I'm not saying this to be cynical. I'm saying it because if you're applying or thinking about applying, you need to know what you're walking into.
## The form is still the form
You fill out the C(PF)-1. It's the same as it was in 2021. You list your employer, your address, your reason for licensure. They ask why you need to carry. The standard answer—the one that doesn't trigger a postponement—is not "self-defense" alone. It's "self-defense during my commute and in my neighborhood." Specificity matters. Vague answers get flagged. I've heard from three people whose applications stalled because they wrote "protection" and nothing else.
Fingerprints are digital now. That part actually got faster.
## The interview
You'll get called roughly 8–14 months after you submit. Timeline varies by borough. Manhattan moves faster than Queens. This is just how it is.
The interviewer will ask:
1. Why do you carry? 2. Where do you carry? 3. Have you taken a training course? 4. Do you have any incidents to report? 5. Will you carry in a holster?
The answers matter because they're building a file. If you say you need it for self-defense in your neighborhood but you never leave Staten Island, they notice. If you've taken a certified course (and you should—NYC 2-hour minimum, though more is better), you have documentary proof of judgment. They like that.
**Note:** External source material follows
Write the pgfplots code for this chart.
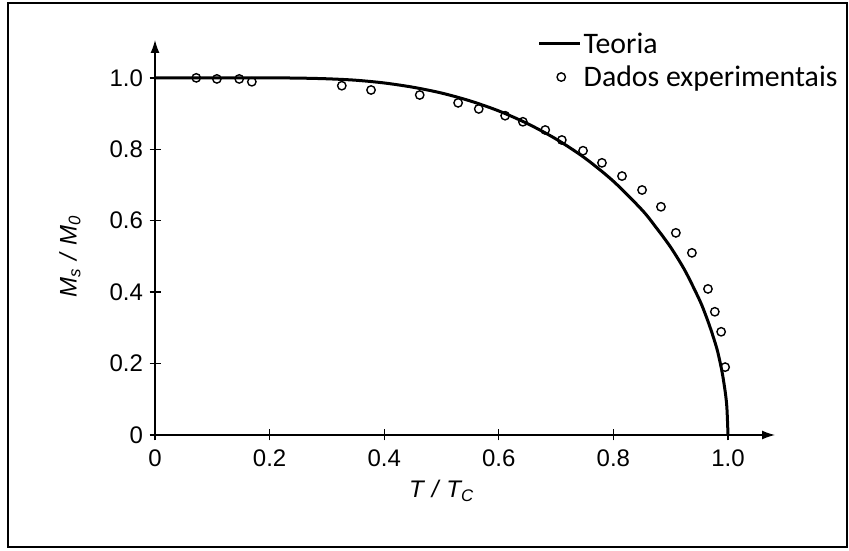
\documentclass[border=0pt]{standalone}
\usepackage{pgfplots}
\pgfplotsset{compat=1.18}
\usepackage{fontspec}
\setmainfont{Liberation Sans}
\newfontfamily\calibri{Carlito}
\usetikzlibrary{arrows.meta}
\begin{document}
\begin{tikzpicture}
\useasboundingbox (0pt,0pt) rectangle (849pt,551pt);
\draw[line width=2pt] (8pt,4pt) rectangle (847pt,548pt);
\begin{axis}[
  at={(155pt,116pt)}, anchor=south west,
  scale only axis, width=620pt, height=395pt,
  xmin=0, xmax=1.082, ymin=0, ymax=1.106,
  axis lines=left,
  axis line style={line width=1.3pt, -{Latex[length=13pt,width=9pt]}},
  tick style={line width=1.3pt, black},
  major tick length=11pt, tick align=center,
  /pgf/number format/assume math mode=true,
  xtick={0,0.2,0.4,0.6,0.8,1.0},
  xticklabels={0,0.2,0.4,0.6,0.8,1.0},
  ytick={0,0.2,0.4,0.6,0.8,1.0},
  yticklabels={0,0.2,0.4,0.6,0.8,1.0},
  ticklabel style={font=\fontsize{24}{27}\selectfont},
  xticklabel style={yshift=-6pt},
  yticklabel style={xshift=-3pt},
  xlabel={\itshape T\,\,/\,\,T\textsubscript{C}},
  ylabel={\itshape M\textsubscript{s}\,\,/\,\,M\textsubscript{0}},
  label style={font=\fontsize{24}{27}\selectfont},
  xlabel style={at={([yshift=-56pt]rel axis cs:0.462,0)}, anchor=center},
  ylabel style={at={([xshift=-85pt]rel axis cs:0,0.452)}, anchor=center},
  clip=false,
  legend image code/.code={\draw[mark repeat=2,mark phase=2,#1] plot coordinates {(0pt,0pt) (22pt,0pt) (40pt,0pt)};},
  legend style={at={(rel axis cs:0.617,0.948)}, anchor=west, draw=none, fill=none,
    font=\calibri\fontsize{29.8}{33}\selectfont, inner xsep=0pt, row sep=11pt,
    nodes={inner xsep=3pt, inner ysep=0pt}},
  legend cell align=left,
]
\addplot[black, line width=3pt, smooth] coordinates {
(0,1) (0.1,1) (0.2,0.9999) (0.25,0.9993) (0.3,0.9974) (0.35,0.9934) (0.4,0.9857)
(0.45,0.9738) (0.5,0.9575) (0.55,0.9354) (0.6,0.9073) (0.65,0.8719) (0.7,0.8286)
(0.75,0.7757) (0.8,0.7104) (0.85,0.630) (0.875,0.580) (0.9,0.5254) (0.925,0.4600)
(0.95,0.3790) (0.96,0.3400) (0.97,0.2956) (0.98,0.2449) (0.985,0.212) (0.99,0.1731)
(0.995,0.1224) (0.998,0.0775) (1.0,0)
};
\addlegendentry{Teoria}
\addplot[only marks, black, mark=o, mark size=4.2pt, mark options={line width=1.4pt}] coordinates {
(0.072,1.000) (0.108,0.997) (0.147,0.997) (0.169,0.989)
(0.326,0.978) (0.377,0.966) (0.462,0.952) (0.529,0.930) (0.565,0.913)
(0.611,0.894) (0.642,0.877) (0.681,0.854) (0.710,0.826) (0.747,0.796)
(0.780,0.762) (0.815,0.725) (0.850,0.686) (0.883,0.639) (0.909,0.566)
(0.937,0.510) (0.965,0.409) (0.977,0.345) (0.988,0.289) (0.995,0.190)
};
\addlegendentry{Dados experimentais}
\end{axis}
\end{tikzpicture}
\end{document}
Since Bruen, they've nominally shifted the standard. They're no longer asking if you have a "proper cause" in the old may-issue sense. But they're still asking the same questions. The language changed. The scrutiny didn't.
## The slowdown after the interview
This is where people lose track of their applications. After your interview, you go into a queue. The division says the current standard is 6–12 weeks for a decision. In practice, it's longer. As of March 2026, I've seen people waiting 4 months. Conditional approval takes longer. Unrestricted takes longer still.
Call the licensing division every 30 days. Not to hassle them. To verify your file hasn't been archived or misfiled. It happens. I know someone whose application sat in limbo for six months because a single form was filed in the wrong folder.
## What actually changed
Breuen changed the law. It has not changed the practice in this city. The division still operates as if licensure is a privilege, not a right. That's the gap. You have to understand that gap going in, or the process will feel intentionally obstructive. It is. But it's a system, and systems can be navigated.
If you're applying, take the training course, answer their questions directly, and document everything. The law is on your side now. The bureaucracy is still catching up.